Low hydrogen electrodes are specified so as to minimize the effects or potential of hydrogen embrittlement of the weld cause when hydrogen diffuses into the weld metal.  It is less of a problem in typical mild steels subjected to static loading than say, a bridge application.

In any case, make sure the welder is qualified and certified to weld the materials and positions demanded by the project.
evelrod (Automotive)
4 Aug 08 13:59
From a welders point of view, I find it difficult to understand why the contractor is using jet rod.  Not the proper application at all from a labor/cost effective point.  I've welded a few joists with 7018 (in the earlier years with 6010) but never with 7024!  That was many years ago, perhaps 7024 has gotten easier to handle today.....doubt it!

Dinosaur (Structural)
4 Aug 08 14:57
Not exactly your question, but does your contract say anything about having a CWI (Certified Welding Inspector) to supervise welding?  My biggest concern after reading your post is that you may out of position welding going on without the proper consumables.
whir (Structural) (OP)
4 Aug 08 15:30
The specifications require certified welders as well as certified welding inspectors.
Ron (Structural)
4 Aug 08 20:25
Whir...just because the specs require them doesn't mean you'll get them!  Ask for them and then check them against AWS requirements (Assuming you are in the States...otherwise check your local or regional welding code requirements)

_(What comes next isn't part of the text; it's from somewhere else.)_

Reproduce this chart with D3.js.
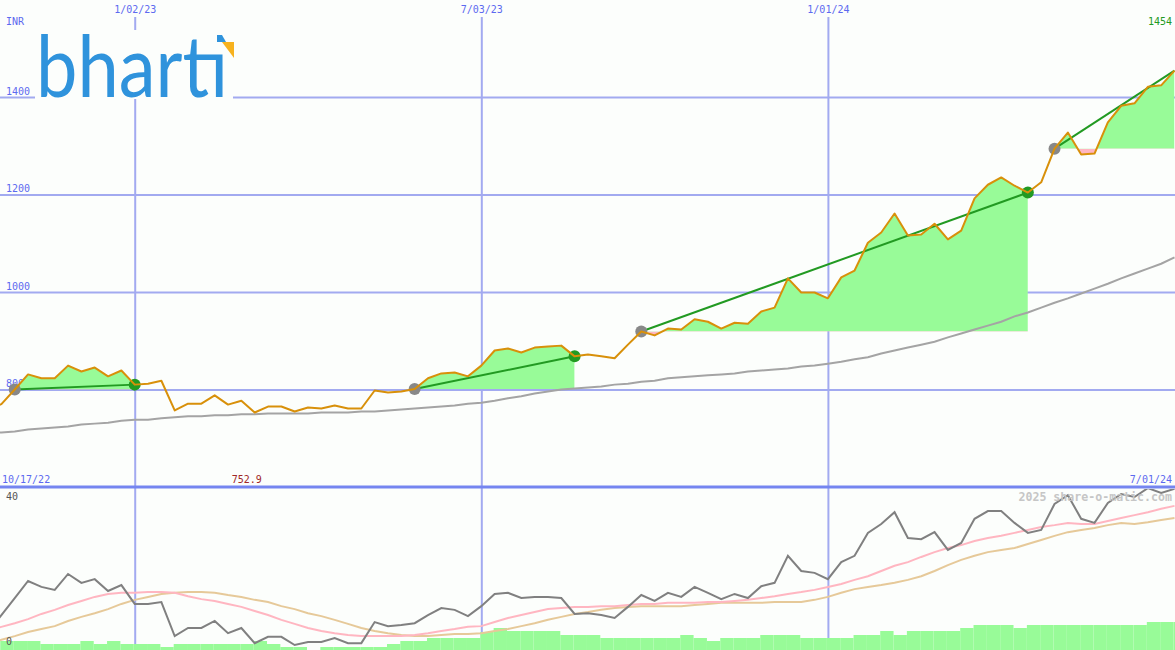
<!DOCTYPE html>
<html><head><meta charset="utf-8">
<script src="https://cdn.jsdelivr.net/npm/d3@7"></script>
<style>
html,body{margin:0;padding:0;background:#fcfefc;}
svg{display:block;}
</style></head><body>
<svg id="c" width="1175" height="650"></svg>
<script>
// ---------- data ----------
const firstWeek = "2022-10-17", lastWeek = "2024-07-01"; // weekly (Mondays)
const price = [760,770,800,831,823,823,849,837,845,827,
 839,810,812,818,757,771,771,788,769,777,
 752.9,765,765,755,763,761,767,761,761,798,
 794,796,801,823,833,835,827,849,880,884,
 876,886,888,890,868,872,868,864,892,919,
 911,925,923,944,939,925,937,935,960,968,
 1028,999,999,987,1030,1044,1101,1122,1161,1116,
 1118,1140,1108,1126,1192,1220,1235,1218,1204,1225,
 1294,1327,1282,1284,1348,1382,1387,1421,1424,1454];
const longAvg = [710,712,714,718,720,722,724,728,730,732,
 736,738,738,741,743,745,745,747,747,749,
 749,751,751,751,751,753,753,753,755,755,
 757,759,761,763,765,767,771,773,777,782,
 786,792,796,800,802,804,806,810,812,816,
 818,823,825,827,829,831,833,837,839,841,
 843,847,849,853,857,862,866,874,880,886,
 892,898,907,915,923,931,939,950,958,968,
 978,987,997,1007,1017,1028,1038,1048,1058,1071];
const osc = [3.5,8.1,12.7,17.3,15.7,14.9,19.2,16.8,17.8,14.6,
 16.2,11.1,11.1,11.6,2.4,4.6,4.6,6.5,3.2,4.6,
 0.5,2.2,2.2,0,0.8,0.8,1.9,0.5,0.5,6.2,
 5.1,5.4,5.9,8.1,10.0,9.5,7.8,10.5,13.8,14.1,
 12.7,13.0,13.0,12.7,8.4,8.6,8.1,7.3,10.3,13.5,
 11.9,14.1,13.0,15.7,14.1,12.4,13.8,12.7,15.9,16.8,
 24.1,20.0,19.5,17.8,22.4,24.1,30.3,32.7,35.9,28.9,
 28.6,30.5,25.7,27.6,34.1,36.2,36.2,33.0,30.3,31.1,
 38.1,40.5,34.1,33.0,38.4,40.8,40.0,42.4,41.1,42.2];
const oscFast = [3.8,4.9,5.9,7.0,8.4,9.5,10.8,11.9,13.0,13.8,
 14.1,14.1,14.3,14.3,14.1,13.2,12.4,11.9,11.1,10.3,
 9.2,8.1,6.8,5.7,4.6,3.8,3.2,2.7,2.4,2.4,
 2.4,2.4,2.7,3.2,3.8,4.3,4.9,5.1,6.2,7.3,
 8.1,8.9,9.7,10.0,10.3,10.3,10.5,10.5,10.8,11.1,
 11.1,11.4,11.4,11.4,11.6,11.6,11.9,12.2,12.7,13.2,
 13.8,14.3,14.9,15.7,16.5,17.6,18.6,20.0,21.4,22.4,
 23.8,25.1,26.2,27.0,28.1,28.9,29.5,30.3,31.1,31.9,
 32.4,33.0,32.7,32.7,33.5,34.3,35.1,35.9,36.8,37.6];
const oscSlow = [0.3,1.4,2.4,3.5,4.3,5.1,6.5,7.6,8.6,9.7,
 11.1,12.2,13.0,13.8,14.1,14.3,14.3,14.1,13.5,13.0,
 12.2,11.6,10.5,9.7,8.6,7.8,6.8,5.7,4.6,3.8,
 3.2,2.7,2.4,2.4,2.7,3.0,3.0,3.2,3.8,4.3,
 5.1,5.9,6.8,7.6,8.4,8.9,9.5,10.0,10.3,10.5,
 10.5,10.5,10.5,10.8,11.1,11.4,11.4,11.4,11.4,11.6,
 11.6,11.6,12.2,13.0,14.1,15.1,15.7,16.2,16.8,17.6,
 18.6,20.0,21.6,23.0,24.1,25.1,25.7,26.2,27.3,28.4,
 29.5,30.5,31.1,31.6,32.4,33.0,32.7,33.2,33.8,34.3];
const volume = [9,9,9,9,6,6,6,9,6,9,
 6,6,6,3,6,6,6,6,6,6,
 9,6,3,3,0,3,3,3,3,3,
 6,9,9,12,12,12,12,18,22,19,
 19,19,19,15,15,15,12,12,12,12,
 12,12,15,12,9,12,12,12,15,15,
 15,12,12,12,12,15,15,19,15,19,
 19,19,19,22,25,25,25,22,25,25,
 25,25,25,25,25,25,25,28,28,28];
const signalStart = ["2022-10-31","2023-05-29","2023-09-25","2024-04-29"];
const signalEnd   = ["2023-01-02","2023-08-21","2024-04-15","2024-07-01"];
const signalOpen  = [false,false,false,true];
const yTicks = [800,1000,1200,1400];
const xTickDates  = ["2023-01-02","2023-07-03","2024-01-01"];
const xTickLabels = ["1/02/23","7/03/23","1/01/24"];
const oscTicks = [0,40];
const currency = "INR";
const startLabel = "10/17/22", endLabel = "7/01/24";
const watermark = "2025 share-o-matic.com";

// ---------- setup ----------
const W = 1175, H = 650;
const parse = d3.utcParse("%Y-%m-%d");
const dates = d3.utcMonday.range(parse(firstWeek), d3.utcDay.offset(parse(lastWeek), 1));
const rows = dates.map((d, i) => ({date: d, price: price[i], avg: longAvg[i], osc: osc[i], fast: oscFast[i], slow: oscSlow[i], vol: volume[i]}));

const x = d3.scaleUtc().domain([Date.UTC(2022,9,23), Date.UTC(2024,6,1)]).range([-0.5, 1174.5]);
const y = d3.scaleLinear().domain([800, 1400]).range([389.5, 97]);
const yOsc = d3.scaleLinear().domain([0, 40]).range([645, 497]);
const yVol = d3.scaleLinear().domain([0, 40]).range([650, 610]);

const BG = "#fcfefc", GRID = "#a2aaf0", LBL = "#5c6af0", MONO = "'DejaVu Sans Mono', monospace";
const svg = d3.select("#c");
svg.append("rect").attr("width", W).attr("height", H).attr("fill", BG);
const defs = svg.append("defs");
defs.append("clipPath").attr("id", "mainClip").append("rect").attr("x", 0).attr("y", 0).attr("width", W).attr("height", 486);
defs.append("clipPath").attr("id", "oscClip").append("rect").attr("x", 0).attr("y", 489).attr("width", W).attr("height", H - 489);

// ---------- grid ----------
const hg = svg.append("g").attr("class", "hgrid")
  .call(d3.axisRight(y).tickValues(yTicks).tickSize(W).tickFormat(d3.format("d")));
hg.select(".domain").remove();
hg.selectAll("line").attr("stroke", GRID).attr("stroke-width", 2);
hg.selectAll("text").attr("x", 6).attr("dy", -3).attr("text-anchor", "start")
  .attr("fill", LBL).attr("font-family", MONO).attr("font-size", 10);

const vg = svg.append("g").attr("class", "vgrid").attr("transform", "translate(0,17)")
  .call(d3.axisTop(x).tickValues(xTickDates.map(parse)).tickSize(-(H - 17)).tickPadding(4)
    .tickFormat((d, i) => xTickLabels[i]));
vg.select(".domain").remove();
vg.selectAll("line").attr("stroke", GRID).attr("stroke-width", 2);
vg.selectAll("text").attr("fill", LBL).attr("font-family", MONO).attr("font-size", 10);

// ---------- logo ----------
const logo = svg.append("g");
logo.append("rect").attr("x", 35).attr("y", 30).attr("width", 198).attr("height", 69).attr("fill", BG);
logo.append("text").attr("x", 36).attr("y", 97).attr("font-family", "Lato").attr("font-size", 86)
  .attr("fill", "#2f93dc").attr("textLength", 192).attr("lengthAdjust", "spacingAndGlyphs").text("bhartı");
logo.append("polygon").attr("points", "217,35 222,35 226,42 217,42").attr("fill", "#2f93dc");
logo.append("polygon").attr("points", "222,42 234,42 234,58").attr("fill", "#f7b21e");

// ---------- main panel ----------
const main = svg.append("g").attr("clip-path", "url(#mainClip)");
const idx = s => d3.bisectLeft(dates.map(d => +d), +parse(s));

signalStart.forEach((s, k) => {
  const i0 = idx(s), i1 = idx(signalEnd[k]);
  const base = price[i0];
  const seg = rows.slice(i0, i1 + 1);
  const xs = x(dates[i0]), xe = x(dates[i1]);
  const area = d3.area().x(d => x(d.date)).y0(y(base)).y1(d => y(d.price));
  defs.append("clipPath").attr("id", "up" + k).append("rect")
    .attr("x", xs).attr("y", 0).attr("width", xe - xs).attr("height", y(base));
  defs.append("clipPath").attr("id", "dn" + k).append("rect")
    .attr("x", xs).attr("y", y(base)).attr("width", xe - xs).attr("height", 500);
  main.append("path").datum(seg).attr("d", area).attr("fill", "#98fb98").attr("clip-path", `url(#up${k})`);
  main.append("path").datum(seg).attr("d", area).attr("fill", "#ffb6c1").attr("clip-path", `url(#dn${k})`);
});

main.append("path").datum(rows)
  .attr("d", d3.line().x(d => x(d.date)).y(d => y(d.avg)))
  .attr("fill", "none").attr("stroke", "#a4a4a4").attr("stroke-width", 2);

signalStart.forEach((s, k) => {
  const i0 = idx(s), i1 = idx(signalEnd[k]);
  const pts = [{date: dates[i0], v: price[i0]}, {date: dates[i1], v: price[i1]}];
  main.append("path").datum(pts)
    .attr("d", d3.line().x(d => x(d.date)).y(d => y(d.v)))
    .attr("fill", "none").attr("stroke", "#229a22").attr("stroke-width", 2);
  main.append("circle").attr("cx", x(dates[i0])).attr("cy", y(price[i0])).attr("r", 6).attr("fill", "#888");
  if (!signalOpen[k])
    main.append("circle").attr("cx", x(dates[i1])).attr("cy", y(price[i1])).attr("r", 6).attr("fill", "#229a22");
});

main.append("path").datum(rows)
  .attr("d", d3.line().x(d => x(d.date)).y(d => y(d.price)))
  .attr("fill", "none").attr("stroke", "#d8900a").attr("stroke-width", 2).attr("stroke-linejoin", "round");

// labels main
const txt = (t, xx, yy, anchor, fill, size, weight) => svg.append("text").attr("x", xx).attr("y", yy)
  .attr("text-anchor", anchor).attr("fill", fill).attr("font-family", MONO).attr("font-size", size || 10)
  .attr("font-weight", weight || "normal").text(t);
txt(currency, 6, 25, "start", LBL);
txt(d3.format("d")(price[price.length - 1]), 1172, 25, "end", "#229a22");
txt(startLabel, 2, 483, "start", LBL);
txt(endLabel, 1172, 483, "end", LBL);
const minV = d3.min(price), minI = price.indexOf(minV);
txt(d3.format(".1f")(minV), x(dates[minI]) - 8, 483, "middle", "#a02828");

// separator
svg.append("line").attr("x1", 0).attr("x2", W).attr("y1", 487).attr("y2", 487).attr("stroke", "#7585f0").attr("stroke-width", 3);

// ---------- indicator panel ----------
const low = svg.append("g").attr("clip-path", "url(#oscClip)");
low.selectAll("rect.vol").data(rows).join("rect").attr("class", "vol")
  .attr("x", (d, i) => x(d.date) - 1)
  .attr("width", (d, i) => (i < rows.length - 1 ? x(dates[i + 1]) : x(d.date) + 13.4) - x(d.date))
  .attr("y", d => yVol(d.vol)).attr("height", d => yVol(0) - yVol(d.vol)).attr("fill", "#98fb98");
const oline = key => d3.line().x(d => x(d.date)).y(d => yOsc(d[key]));
low.append("path").datum(rows).attr("d", oline("slow")).attr("fill", "none").attr("stroke", "#e6c999").attr("stroke-width", 2);
low.append("path").datum(rows).attr("d", oline("fast")).attr("fill", "none").attr("stroke", "#ffb6c1").attr("stroke-width", 2);
low.append("path").datum(rows).attr("d", oline("osc")).attr("fill", "none").attr("stroke", "#808080").attr("stroke-width", 2);

oscTicks.forEach(t => txt(String(t), 6, yOsc(t) + (t === 0 ? 0 : 3), "start", "#555"));
txt(watermark, 1172, 501, "end", "#c6c6c6", 11.6, "bold");
</script>
</body></html>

Rod...I agree.  E7024 is not the right electrode for this application. Jet rods are fine for shop long welds in the shop but are miserable for start/stop work like clip angles.
civeng80 (Structural)
5 Aug 08 22:32
I wouldn't have any problems welding with a low hydrogen electrode.  Its a better stronger weld.  Maybe requires a bit of extra welding skill but its a great weld.